# Problem to solve:
Reproduce the material word for word; the images stay out.

[Begin]

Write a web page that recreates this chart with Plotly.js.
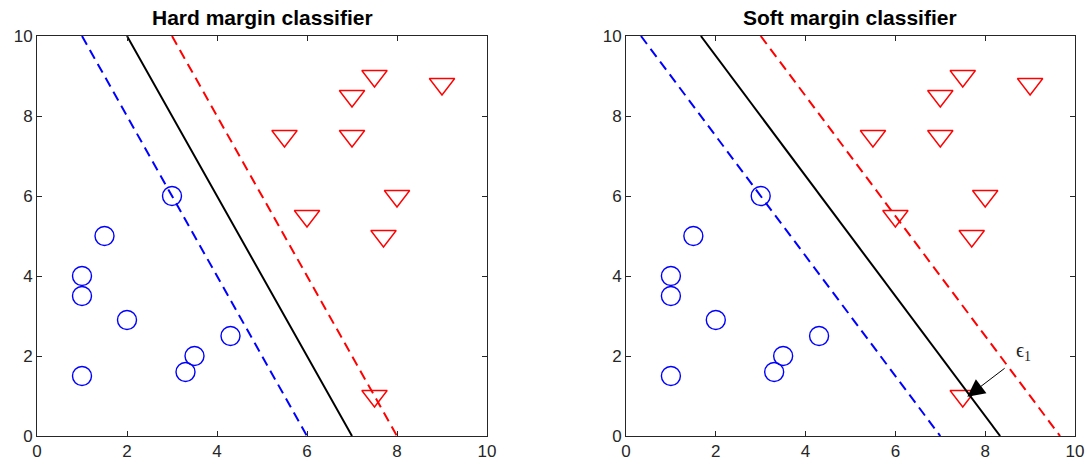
<!DOCTYPE html>
<html>
<head>
<meta charset="utf-8">
<script src="https://cdn.plot.ly/plotly-3.0.1.min.js"></script>
<style>html,body{margin:0;padding:0;background:#fff;}#chart{width:1089px;height:468px;}</style>
</head>
<body>
<div id="chart"></div>
<script>
// Data
const blueX = [1, 1, 1, 1.5, 2, 3, 3.3, 3.5, 4.3];
const blueY = [1.5, 3.5, 4, 5, 2.9, 6, 1.6, 2, 2.5];
const redX = [5.5, 7, 7, 7.5, 9, 6, 8, 7.7, 7.5];
const redY = [7.5, 7.5, 8.5, 9, 8.8, 5.5, 6, 5, 1];

// Hard margin lines (x endpoints at y=10 and y=0)
const hardLineY = [10, 0];
const hardBlackX = [2, 7];
const hardBlueX = [1, 6];
const hardRedX = [3, 8];

// Soft margin lines
const softLineY = [10, 0];
const softBlackX = [1.667, 8.333];
const softBlueX = [0.333, 7];
const softRedX = [3, 9.667];

// Slack arrow (soft margin)
const arrowTail = [8.5, 1.75];
const arrowHead = [7.6, 0.98];
const epsLabelPos = [8.85, 2.12];

const tickVals = [0, 2, 4, 6, 8, 10];
const titles = ["Hard margin classifier", "Soft margin classifier"];

const axisColor = '#262626';
const dashPat = '10px,6px';
const sans = 'Liberation Sans, Arial, sans-serif';

function lineTrace(x, y, color, dash, xa, ya) {
  return {x: x, y: y, mode: 'lines', type: 'scatter', xaxis: xa, yaxis: ya,
    line: {color: color, width: 2, dash: dash}, showlegend: false, hoverinfo: 'skip'};
}
function markerTraces(xa, ya) {
  return [
    {x: blueX, y: blueY, mode: 'markers', type: 'scatter', xaxis: xa, yaxis: ya, showlegend: false,
      marker: {symbol: 'circle-open', size: 19, color: '#0000ff', line: {width: 1.4, color: '#0000ff'}}},
    {x: redX, y: redY, mode: 'markers', type: 'scatter', xaxis: xa, yaxis: ya, showlegend: false,
      marker: {symbol: 'triangle-down-open', size: 22, color: '#ff0000', line: {width: 1.4, color: '#ff0000'}}}
  ];
}

const traces = [
  ...markerTraces('x', 'y'),
  lineTrace(hardBlackX, hardLineY, '#000000', 'solid', 'x', 'y'),
  lineTrace(hardBlueX, hardLineY, '#0000ff', dashPat, 'x', 'y'),
  lineTrace(hardRedX, hardLineY, '#ff0000', dashPat, 'x', 'y'),
  ...markerTraces('x2', 'y2'),
  lineTrace(softBlackX, softLineY, '#000000', 'solid', 'x2', 'y2'),
  lineTrace(softBlueX, softLineY, '#0000ff', dashPat, 'x2', 'y2'),
  lineTrace(softRedX, softLineY, '#ff0000', dashPat, 'x2', 'y2')
];

function axis(domain, anchor) {
  return {domain: domain, anchor: anchor, range: [0, 10], tickvals: tickVals,
    ticks: 'inside', ticklen: 5, tickcolor: axisColor, tickwidth: 1,
    showline: true, linecolor: axisColor, linewidth: 1, mirror: 'ticks',
    showgrid: false, zeroline: false,
    tickfont: {family: sans, size: 17, color: axisColor}};
}

const yDom = [1 - 436/468, 1 - 36/468];
const layout = {
  width: 1089, height: 468,
  margin: {l: 0, r: 0, t: 0, b: 0},
  paper_bgcolor: '#fff', plot_bgcolor: '#fff',
  showlegend: false,
  xaxis: axis([37/1089, 487/1089], 'y'),
  yaxis: axis(yDom, 'x'),
  xaxis2: axis([626/1089, 1075/1089], 'y2'),
  yaxis2: axis(yDom, 'x2'),
  annotations: [
    {text: '<b>' + titles[0] + '</b>', xref: 'paper', yref: 'paper', x: 262/1089, y: 1 - 18/468,
      showarrow: false, font: {family: sans, size: 21, color: '#000'}, xanchor: 'center', yanchor: 'middle'},
    {text: '<b>' + titles[1] + '</b>', xref: 'paper', yref: 'paper', x: 850/1089, y: 1 - 18/468,
      showarrow: false, font: {family: sans, size: 21, color: '#000'}, xanchor: 'center', yanchor: 'middle'},
    {x: arrowHead[0], y: arrowHead[1], ax: arrowTail[0], ay: arrowTail[1],
      xref: 'x2', yref: 'y2', axref: 'x2', ayref: 'y2', text: ' ', showarrow: true,
      arrowhead: 2, arrowsize: 3.5, arrowwidth: 1, arrowcolor: '#000'},
    {x: epsLabelPos[0], y: epsLabelPos[1], xref: 'x2', yref: 'y2', text: 'ϵ<sub>1</sub>',
      showarrow: false, font: {family: 'Liberation Serif, serif', size: 20, color: '#262626'}}
  ]
};

Plotly.newPlot('chart', traces, layout, {displayModeBar: false, staticPlot: true});
</script>
</body>
</html>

[End]

# Solution to this problem:
Write a web page that recreates this chart with Plotly.js.
<!DOCTYPE html>
<html>
<head>
<meta charset="utf-8">
<script src="https://cdn.plot.ly/plotly-3.0.1.min.js"></script>
<style>html,body{margin:0;padding:0;background:#fff;}#chart{width:1089px;height:468px;}</style>
</head>
<body>
<div id="chart"></div>
<script>
// Data
const blueX = [1, 1, 1, 1.5, 2, 3, 3.3, 3.5, 4.3];
const blueY = [1.5, 3.5, 4, 5, 2.9, 6, 1.6, 2, 2.5];
const redX = [5.5, 7, 7, 7.5, 9, 6, 8, 7.7, 7.5];
const redY = [7.5, 7.5, 8.5, 9, 8.8, 5.5, 6, 5, 1];

// Hard margin lines (x endpoints at y=10 and y=0)
const hardLineY = [10, 0];
const hardBlackX = [2, 7];
const hardBlueX = [1, 6];
const hardRedX = [3, 8];

// Soft margin lines
const softLineY = [10, 0];
const softBlackX = [1.667, 8.333];
const softBlueX = [0.333, 7];
const softRedX = [3, 9.667];

// Slack arrow (soft margin)
const arrowTail = [8.5, 1.75];
const arrowHead = [7.6, 0.98];
const epsLabelPos = [8.85, 2.12];

const tickVals = [0, 2, 4, 6, 8, 10];
const titles = ["Hard margin classifier", "Soft margin classifier"];

const axisColor = '#262626';
const dashPat = '10px,6px';
const sans = 'Liberation Sans, Arial, sans-serif';

function lineTrace(x, y, color, dash, xa, ya) {
  return {x: x, y: y, mode: 'lines', type: 'scatter', xaxis: xa, yaxis: ya,
    line: {color: color, width: 2, dash: dash}, showlegend: false, hoverinfo: 'skip'};
}
function markerTraces(xa, ya) {
  return [
    {x: blueX, y: blueY, mode: 'markers', type: 'scatter', xaxis: xa, yaxis: ya, showlegend: false,
      marker: {symbol: 'circle-open', size: 19, color: '#0000ff', line: {width: 1.4, color: '#0000ff'}}},
    {x: redX, y: redY, mode: 'markers', type: 'scatter', xaxis: xa, yaxis: ya, showlegend: false,
      marker: {symbol: 'triangle-down-open', size: 22, color: '#ff0000', line: {width: 1.4, color: '#ff0000'}}}
  ];
}

const traces = [
  ...markerTraces('x', 'y'),
  lineTrace(hardBlackX, hardLineY, '#000000', 'solid', 'x', 'y'),
  lineTrace(hardBlueX, hardLineY, '#0000ff', dashPat, 'x', 'y'),
  lineTrace(hardRedX, hardLineY, '#ff0000', dashPat, 'x', 'y'),
  ...markerTraces('x2', 'y2'),
  lineTrace(softBlackX, softLineY, '#000000', 'solid', 'x2', 'y2'),
  lineTrace(softBlueX, softLineY, '#0000ff', dashPat, 'x2', 'y2'),
  lineTrace(softRedX, softLineY, '#ff0000', dashPat, 'x2', 'y2')
];

function axis(domain, anchor) {
  return {domain: domain, anchor: anchor, range: [0, 10], tickvals: tickVals,
    ticks: 'inside', ticklen: 5, tickcolor: axisColor, tickwidth: 1,
    showline: true, linecolor: axisColor, linewidth: 1, mirror: 'ticks',
    showgrid: false, zeroline: false,
    tickfont: {family: sans, size: 17, color: axisColor}};
}

const yDom = [1 - 436/468, 1 - 36/468];
const layout = {
  width: 1089, height: 468,
  margin: {l: 0, r: 0, t: 0, b: 0},
  paper_bgcolor: '#fff', plot_bgcolor: '#fff',
  showlegend: false,
  xaxis: axis([37/1089, 487/1089], 'y'),
  yaxis: axis(yDom, 'x'),
  xaxis2: axis([626/1089, 1075/1089], 'y2'),
  yaxis2: axis(yDom, 'x2'),
  annotations: [
    {text: '<b>' + titles[0] + '</b>', xref: 'paper', yref: 'paper', x: 262/1089, y: 1 - 18/468,
      showarrow: false, font: {family: sans, size: 21, color: '#000'}, xanchor: 'center', yanchor: 'middle'},
    {text: '<b>' + titles[1] + '</b>', xref: 'paper', yref: 'paper', x: 850/1089, y: 1 - 18/468,
      showarrow: false, font: {family: sans, size: 21, color: '#000'}, xanchor: 'center', yanchor: 'middle'},
    {x: arrowHead[0], y: arrowHead[1], ax: arrowTail[0], ay: arrowTail[1],
      xref: 'x2', yref: 'y2', axref: 'x2', ayref: 'y2', text: ' ', showarrow: true,
      arrowhead: 2, arrowsize: 3.5, arrowwidth: 1, arrowcolor: '#000'},
    {x: epsLabelPos[0], y: epsLabelPos[1], xref: 'x2', yref: 'y2', text: 'ϵ<sub>1</sub>',
      showarrow: false, font: {family: 'Liberation Serif, serif', size: 20, color: '#262626'}}
  ]
};

Plotly.newPlot('chart', traces, layout, {displayModeBar: false, staticPlot: true});
</script>
</body>
</html>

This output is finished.